Эти слова рухнувшие, как потолок на голову, ответили на вопрос, что же успел сделать Неизвестный. Все кончено. Комедия обернулась трагедией».
А вот что зафиксировала стенограмма: После ремарки «При уходе с выставки» — следуют, подводившие итог посещению, слова Хрущева. «Надо предоставить возможность бороться самим художникам и скульпторам. Мы поможем тем, кого считаем к нам близкими, кто сотрудничает в строительстве коммунизма. Других, насколько возможно, будем “душить”».
В первую очередь он обращался к Суслову и Ильичеву.
— Надо, чтобы пресса помогла, — подал голос шедший рядом Серов.
Отец громко, так чтобы слышали Сатюков и Аджубей, заверил его, что пресса поможет.
— Что передать московским художникам? — кто-то выкрикнул из толпы уже на самом выходе.
— Как на всякой выставке, есть тут и хорошее, и плохое, и среднее. Так и передайте! — отозвался отец и после паузы добавил: — Ни на одной выставке все не может быть хорошим. Так не бывает. Кроме того, я же все-таки не художественный критик. Мне следует высказываться осторожно, могу похвалить работу, а критик ее разругает. Возможно, он действительно лучше меня видит.
Выйдя на Манежную площадь, все задержались на пару минут возле машин.
— Надо пройтись по учебным заведениям, почистить грязь. Это не угроза, — говорил отец сгрудившимся вокруг него членам Президиума ЦК. — Мы, правительство и партия, отвечаем за народ, за страну. Из цемента должны делаться дома, на бумаге печататься произведения за коммунизм, а не против. Вся эта мазня наносит только вред. Я уже говорил о художественной лотерее,[75]
надо предоставить им лучшие произведения, чтобы выигравший не клял себя всю жизнь за улыбнувшуюся ему «удачу».Помедлив, отец произнес:
— Надо строгость проявить.
— Надо всех их заставить работать. 2 600 человек бездельников в одной только Москве, — подал голос Шелепин.

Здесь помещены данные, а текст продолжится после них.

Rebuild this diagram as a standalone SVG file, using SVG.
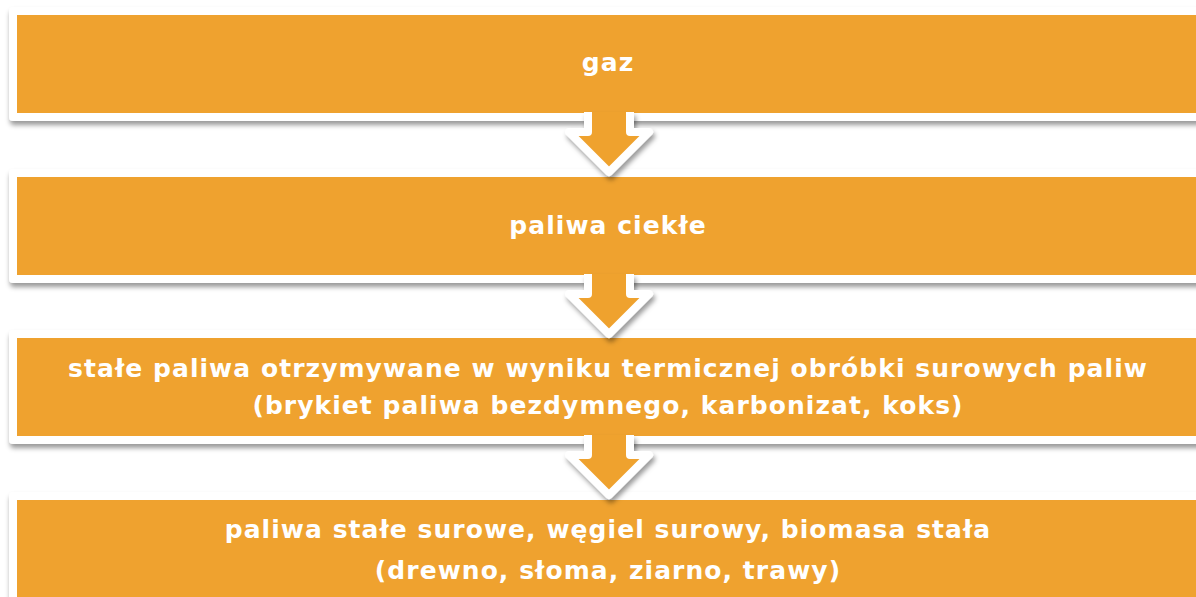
<svg xmlns="http://www.w3.org/2000/svg" width="1196" height="597" viewBox="0 0 1196 597">
<defs>
<filter id="sh" x="-5%" y="-20%" width="110%" height="150%">
<feDropShadow dx="1" dy="4" stdDeviation="2.5" flood-color="#000" flood-opacity="0.4"/>
</filter>
<filter id="ash" x="-30%" y="-30%" width="160%" height="160%">
<feDropShadow dx="2" dy="4" stdDeviation="2.5" flood-color="#000" flood-opacity="0.4"/>
</filter>
</defs>
<style>
.frame{fill:#fff}
.box{fill:#EFA22F}
.arrow{fill:#EFA22F;stroke:#fff;stroke-width:8;stroke-linejoin:round}
.t{font-family:"DejaVu Sans","Verdana",sans-serif;font-weight:bold;font-size:25px;letter-spacing:1.05px;fill:#fff;text-anchor:middle}
</style>
<rect width="1196" height="597" fill="#fff"/>
<g id="node1">
<rect class="frame" x="9" y="7" width="1220" height="114" rx="4" filter="url(#sh)"/>
<rect class="box" x="17" y="15" width="1210" height="98"/>
<text class="t" x="608" y="71">gaz</text>
</g>
<g id="node2">
<rect class="frame" x="9" y="169" width="1220" height="114" rx="4" filter="url(#sh)"/>
<rect class="box" x="17" y="177" width="1210" height="98"/>
<text class="t" x="608" y="234">paliwa ciekłe</text>
</g>
<g id="node3">
<rect class="frame" x="9" y="330" width="1220" height="114" rx="4" filter="url(#sh)"/>
<rect class="box" x="17" y="338" width="1210" height="98"/>
<text class="t" x="608" y="377">stałe paliwa otrzymywane w wyniku termicznej obróbki surowych paliw</text>
<text class="t" x="608" y="414">(brykiet paliwa bezdymnego, karbonizat, koks)</text>
</g>
<g id="node4">
<rect class="frame" x="9" y="492" width="1220" height="130" rx="4" filter="url(#sh)"/>
<rect class="box" x="17" y="500" width="1210" height="120"/>
<text class="t" x="608" y="538">paliwa stałe surowe, węgiel surowy, biomasa stała</text>
<text class="t" x="608" y="579">(drewno, słoma, ziarno, trawy)</text>
</g>
<g id="connectors" filter="url(#ash)">
<path class="arrow" d="M588,112 V132 H569 L609,172 L649,132 H630 V112"/>
<path class="arrow" d="M588,274 V294 H569 L609,334 L649,294 H630 V274"/>
<path class="arrow" d="M588,435 V455 H569 L609,495 L649,455 H630 V435"/>
</g>
</svg>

Эти 2 600 человек, непонятно каких и откуда взявшихся, явно не давали ему покоя.
— Назовите, кого вы имеете в виду, чем они занимаются, — рассердился на шелепинскую назойливость отец. — Мы им предоставим работу, а не захотят работать, пусть уезжают на Запад и там культуру «обогащают».
Сделав общий поклон, отец пошел к машине, остановился у открытой охранником двери и пробормотал: «Другой раз надо блоху под рубаху запускать. Для бодрости духа. Бороться надо. Без борьбы жизнь скучна». Затем, как бы очнувшись, поднял голову и обвел взглядом публику, успевшую набежать к входу в выставочный зал.
— До свиданья, — Хрущев помахал рукой собравшейся толпе.
— Большое спасибо за посещение, — раздалось в ответ и затем еще один не очень понятный возглас:
— Вы нам протерли очки!
Наверное, кричавший имел в виду «глаза».
Отец рассмеялся, сел в ЗИЛ и укатил в Кремль. Там его ожидали еще не оконченные дела.
На этом заканчивается стенографическая запись высказываний, сделанных во время посещения руководителями партии и правительства художественной выставки, посвященной тридцатилетию МОСХ.